In 1996 three Covington, Ky., citizens, represented by Scott Greenwood, a Cincinnati-based First Amendment attorney, sued Kenton County officials over the Good Friday closings. They argued that the county closure was done in observance of Christianity and thus violated the separation of church and state. The citizens also challenged the signs posted inside the courthouse — which declared the offices closed “for observance of Good Friday” and included a picture of a crucifix.
Early last year, U.S. District Judge William O. Bertelsman ordered county officials to remove the signs, saying they were perceived as “a government endorsement of the Christian religion.” Bertelsman, however, ruled that closure was permissible, primarily because the county had been closing its offices for years on that day and because officials had started referring to the day off as a “spring holiday.”
Bertelsman concluded that a “reasonable observer” could not construe the county closure of offices as an endorsement of Good Friday, a day on which many Christians fast and pray.
“The resolutions and orders have all been amended to merely state that the courthouse will close this year on a given date,” Bertelsman wrote. “The signs will also so state. In short, the officials have done almost everything they can to disclaim any intent to endorse religion. This court concludes that, from the perspective of the observer informed of all these facts, the courthouse closing does not appear to endorse the Christian religion.”

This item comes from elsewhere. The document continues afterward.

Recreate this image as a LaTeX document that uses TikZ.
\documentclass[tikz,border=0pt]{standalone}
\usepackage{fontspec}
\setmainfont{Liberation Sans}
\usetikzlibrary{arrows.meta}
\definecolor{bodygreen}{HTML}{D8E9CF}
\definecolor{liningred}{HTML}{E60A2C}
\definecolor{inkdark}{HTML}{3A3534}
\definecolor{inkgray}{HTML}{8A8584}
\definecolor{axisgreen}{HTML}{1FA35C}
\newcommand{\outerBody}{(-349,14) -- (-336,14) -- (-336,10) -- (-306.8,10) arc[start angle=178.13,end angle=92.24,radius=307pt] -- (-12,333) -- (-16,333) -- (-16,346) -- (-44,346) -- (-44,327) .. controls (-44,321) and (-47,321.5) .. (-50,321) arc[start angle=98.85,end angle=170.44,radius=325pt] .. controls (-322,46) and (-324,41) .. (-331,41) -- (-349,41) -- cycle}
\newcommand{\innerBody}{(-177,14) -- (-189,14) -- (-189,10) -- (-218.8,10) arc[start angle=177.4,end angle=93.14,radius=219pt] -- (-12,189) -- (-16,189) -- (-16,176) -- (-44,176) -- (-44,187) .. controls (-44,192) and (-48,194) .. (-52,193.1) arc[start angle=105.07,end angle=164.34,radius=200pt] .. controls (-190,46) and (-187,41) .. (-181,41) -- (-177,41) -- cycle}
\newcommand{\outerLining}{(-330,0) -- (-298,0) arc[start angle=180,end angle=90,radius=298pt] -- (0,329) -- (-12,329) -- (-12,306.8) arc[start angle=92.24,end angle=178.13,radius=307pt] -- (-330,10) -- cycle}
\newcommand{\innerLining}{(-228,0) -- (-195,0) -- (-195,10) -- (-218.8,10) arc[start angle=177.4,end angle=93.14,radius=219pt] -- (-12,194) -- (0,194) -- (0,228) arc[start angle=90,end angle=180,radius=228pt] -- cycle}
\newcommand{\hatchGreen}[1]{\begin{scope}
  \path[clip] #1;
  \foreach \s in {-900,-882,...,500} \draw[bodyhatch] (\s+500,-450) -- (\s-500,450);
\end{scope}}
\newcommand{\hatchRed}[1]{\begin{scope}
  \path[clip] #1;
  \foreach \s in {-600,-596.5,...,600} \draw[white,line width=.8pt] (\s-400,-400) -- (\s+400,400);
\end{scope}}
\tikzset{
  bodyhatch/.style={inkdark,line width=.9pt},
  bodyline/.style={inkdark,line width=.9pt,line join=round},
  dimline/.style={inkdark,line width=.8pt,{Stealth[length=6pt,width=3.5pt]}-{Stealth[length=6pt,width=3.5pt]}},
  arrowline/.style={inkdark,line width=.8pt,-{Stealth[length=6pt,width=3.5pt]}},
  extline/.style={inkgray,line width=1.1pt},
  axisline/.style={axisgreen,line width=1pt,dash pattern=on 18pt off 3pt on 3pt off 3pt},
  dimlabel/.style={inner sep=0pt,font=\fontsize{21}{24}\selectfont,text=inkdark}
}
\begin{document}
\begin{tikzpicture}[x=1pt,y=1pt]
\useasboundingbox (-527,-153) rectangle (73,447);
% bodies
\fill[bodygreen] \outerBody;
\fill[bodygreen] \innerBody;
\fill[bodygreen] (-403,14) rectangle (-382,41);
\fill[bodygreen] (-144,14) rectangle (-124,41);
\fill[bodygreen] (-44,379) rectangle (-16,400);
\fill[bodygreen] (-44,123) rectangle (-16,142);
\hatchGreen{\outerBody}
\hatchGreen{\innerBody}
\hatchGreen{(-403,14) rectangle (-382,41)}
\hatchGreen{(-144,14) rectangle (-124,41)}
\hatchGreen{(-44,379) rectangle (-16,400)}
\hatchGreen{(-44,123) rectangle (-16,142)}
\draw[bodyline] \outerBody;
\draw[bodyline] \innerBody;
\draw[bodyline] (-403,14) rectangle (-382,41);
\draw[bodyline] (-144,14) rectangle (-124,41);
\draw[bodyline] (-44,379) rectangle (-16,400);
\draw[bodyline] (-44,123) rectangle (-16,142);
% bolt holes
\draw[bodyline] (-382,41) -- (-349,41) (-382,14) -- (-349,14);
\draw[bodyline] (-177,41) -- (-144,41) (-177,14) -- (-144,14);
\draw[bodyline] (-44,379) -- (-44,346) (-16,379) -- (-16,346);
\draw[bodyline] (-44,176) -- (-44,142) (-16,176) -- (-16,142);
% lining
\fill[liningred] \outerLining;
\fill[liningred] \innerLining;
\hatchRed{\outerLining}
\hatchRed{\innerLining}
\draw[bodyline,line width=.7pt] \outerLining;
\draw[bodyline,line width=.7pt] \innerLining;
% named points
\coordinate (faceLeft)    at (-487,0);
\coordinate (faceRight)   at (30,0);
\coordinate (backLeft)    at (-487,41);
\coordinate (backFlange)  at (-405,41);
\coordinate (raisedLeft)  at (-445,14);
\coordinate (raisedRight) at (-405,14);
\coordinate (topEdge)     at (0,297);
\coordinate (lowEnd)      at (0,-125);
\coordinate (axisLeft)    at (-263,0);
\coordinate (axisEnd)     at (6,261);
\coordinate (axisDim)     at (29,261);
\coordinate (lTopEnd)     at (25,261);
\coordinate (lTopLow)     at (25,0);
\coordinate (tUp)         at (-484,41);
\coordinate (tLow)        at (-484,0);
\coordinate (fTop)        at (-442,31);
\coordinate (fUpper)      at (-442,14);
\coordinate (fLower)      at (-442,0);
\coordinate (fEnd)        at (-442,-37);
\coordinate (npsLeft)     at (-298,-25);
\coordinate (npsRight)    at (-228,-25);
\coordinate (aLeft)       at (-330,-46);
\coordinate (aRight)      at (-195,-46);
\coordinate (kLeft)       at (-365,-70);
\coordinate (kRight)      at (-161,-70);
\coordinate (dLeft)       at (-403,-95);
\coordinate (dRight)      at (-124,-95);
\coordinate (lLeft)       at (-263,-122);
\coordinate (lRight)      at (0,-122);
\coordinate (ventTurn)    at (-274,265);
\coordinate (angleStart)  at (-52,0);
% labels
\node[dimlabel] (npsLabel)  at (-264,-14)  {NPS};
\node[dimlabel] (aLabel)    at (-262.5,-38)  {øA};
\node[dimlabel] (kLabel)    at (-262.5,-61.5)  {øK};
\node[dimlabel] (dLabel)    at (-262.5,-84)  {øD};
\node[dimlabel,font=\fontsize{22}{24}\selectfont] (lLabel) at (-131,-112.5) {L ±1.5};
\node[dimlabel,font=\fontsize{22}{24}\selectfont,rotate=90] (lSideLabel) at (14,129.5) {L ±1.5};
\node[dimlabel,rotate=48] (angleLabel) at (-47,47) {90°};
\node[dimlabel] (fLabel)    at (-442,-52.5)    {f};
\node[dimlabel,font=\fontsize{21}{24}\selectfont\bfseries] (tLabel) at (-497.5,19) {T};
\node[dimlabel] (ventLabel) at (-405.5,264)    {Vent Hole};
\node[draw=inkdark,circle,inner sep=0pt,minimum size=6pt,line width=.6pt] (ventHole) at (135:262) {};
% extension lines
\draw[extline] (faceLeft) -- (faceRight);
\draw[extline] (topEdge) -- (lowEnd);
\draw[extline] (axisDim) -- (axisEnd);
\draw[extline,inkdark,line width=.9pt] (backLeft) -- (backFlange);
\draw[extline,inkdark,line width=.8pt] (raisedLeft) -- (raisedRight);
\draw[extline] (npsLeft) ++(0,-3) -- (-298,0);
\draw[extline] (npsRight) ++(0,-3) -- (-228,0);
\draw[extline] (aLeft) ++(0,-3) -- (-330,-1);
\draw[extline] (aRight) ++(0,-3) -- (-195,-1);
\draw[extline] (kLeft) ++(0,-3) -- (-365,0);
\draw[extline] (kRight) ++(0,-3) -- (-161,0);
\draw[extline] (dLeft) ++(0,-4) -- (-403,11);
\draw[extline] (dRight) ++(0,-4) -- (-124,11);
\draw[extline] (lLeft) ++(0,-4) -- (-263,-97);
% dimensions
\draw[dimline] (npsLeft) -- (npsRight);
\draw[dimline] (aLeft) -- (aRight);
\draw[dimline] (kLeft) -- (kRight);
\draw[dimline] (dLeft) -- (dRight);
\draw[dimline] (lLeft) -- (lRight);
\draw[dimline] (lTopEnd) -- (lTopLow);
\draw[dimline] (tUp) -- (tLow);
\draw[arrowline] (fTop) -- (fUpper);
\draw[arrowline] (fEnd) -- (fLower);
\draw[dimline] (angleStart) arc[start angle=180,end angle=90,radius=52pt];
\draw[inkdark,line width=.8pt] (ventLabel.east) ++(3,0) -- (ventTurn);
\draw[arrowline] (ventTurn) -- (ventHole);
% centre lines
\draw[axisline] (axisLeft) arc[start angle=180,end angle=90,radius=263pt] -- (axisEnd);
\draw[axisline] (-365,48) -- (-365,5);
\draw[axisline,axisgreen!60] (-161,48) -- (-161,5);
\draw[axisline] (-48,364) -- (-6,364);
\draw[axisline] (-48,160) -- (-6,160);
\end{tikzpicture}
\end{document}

Before a three-judge panel of the 6th U.S. Circuit Court of Appeals last week, Greenwood argued that calling the day off a spring holiday did not change the religious meaning of Good Friday. The 6th Circuit includes Ohio, Kentucky and Tennessee.
Greenwood noted that the county’s original notice of the day included an acknowledgment of its religious significance. “The sign showed the purpose of the closing,” he said. “The county offices were closed in observance of an explicit religious holiday, which has no secular underpinnings.”
Attorneys for the county, however, argued that Good Friday does have a secular purpose. Rita Ferguson, Kenton County attorney, argued that the day was the start of a spring break that “everyone wants.”
In July a federal judge in the 7th U.S. Circuit, which includes Indiana, Illinois and Wisconsin, ruled that an Indiana law granting state employees Good Friday off did not subvert the establishment clause, partly because the state had argued the day off was merely a spring break for its workers. That decision, however, conflicted with a 1995 7th Circuit Court of Appeals decision that invalidated Illinois’ recognition of a public school holiday for Good Friday. In that case Judge Richard Posner concluded that Good Friday, unlike Christmas and Thanksgiving, had not become secularized.
“Good Friday has accreted no secular rituals,” Posner wrote in Metzl v. Leininger. “That should come as no surprise. Good Friday commemorates the execution of the Christian Messiah. It is a day of solemn religious observance, and nothing else, for believing Christians, and no one else. Unitarians, Jews, Muslims, Buddhists, atheists — there is nothing in Good Friday for them, as there is in other holidays,” with Christian origins.
Greenwood argued before the 6th Circuit panel in Sahrbacker v. Middleton that Kenton County officials had intentionally drained Good Friday of its religious meaning.
“It is intellectually dishonest to suggest that the holiday is anything but religious,” Greenwood said. “The government has defended its closing practices by taking out all the religious meaning of Good Friday. The purpose of the closing laws is to funnel people into churches and honor Jesus and the effect of the closing is to send a message that non-Christians are not welcome.”
Greenwood said he hoped the panel would rule on the appeal before next year’s Good Friday, April 2.